Most bills are on dd but I monitor it and remember to pay for milk, child care and any school/activity stuff.

I don't know what to do about it. I refuse to pack for him and if it's logical I expect him to pack for children too (he's off Fridays and i am not so makes sense if we are going to see someone for the weekend) but then have to bite my tongue at hopeless mismatch of tops and bottoms, no hairbrush, etc etc.

Aargh! He is a decent bloke and will DO stuff, but only if I ask, remind, remind again and then do the big taped sign as described up thread. By which time isn't it just easier to do myself? But that's enabling, I know, I know.

I think I should read Wifework, will it just make me angry though?

CailinDana Sat 12-Jan-13 09:50:48

Great response rain, thanks. I totally get what you're saying, and I agree that it's really off to blame women entirely for this problem.

It's going to seem like I'm blaming again (sorry) but a thing that struck me is that you say "I still get resistance, sulking and arguments about the division of labour" - is that from your DH? As in, he sulks if you suggest he should take on more? Because again, that is something I absolutely would not put up with. DH did do it somewhat at the start of our relationship but something I said a few times is "Either you can be single and do without my nagging, or you can be in a relationship and pull your weight. I will not put up with sulking. We are both responsible for these things and you simply cannot refuse to get involved because as far as I'm concerned that means you don't want to be in a relationship. Is that what you want?"

I know it sounds harsh but I wouldn't stay with someone who would get me into debt and not deal with household stuff - it would make me lose respect for him entirely. Genuine mistakes I can totally understand and forgive but persistent avoidance of responsibility is real dealbreaker in my book. By staying, and by sorting it out, you are tacitly saying that it's ok for him to fuck up in such a huge way, that you'll just put up with it, and deal with it. If it's not ok then you need to make that absolutely clear.

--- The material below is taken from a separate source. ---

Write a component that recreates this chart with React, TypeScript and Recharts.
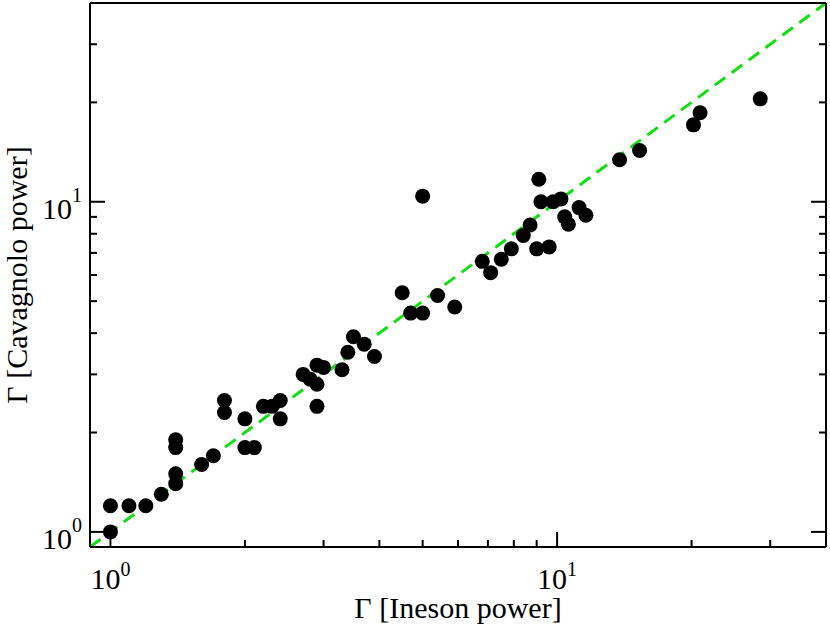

BadPoet Sat 12-Jan-13 09:51:26

rainrain - yes. Perfectly articulated, thank you. I may even read that to my husband.

BadPoet Sat 12-Jan-13 09:58:52

Cailin - how do you distinguish between a genuine mistake and persistent avoidance of responsibility? My husband doesn't believe he shouldn't have to do it - he just has proven to be crap at it time and again, making mistakes that scare me but I forgive. I am not naturally organised, I think I have trained myself into it. He seems unable to do this.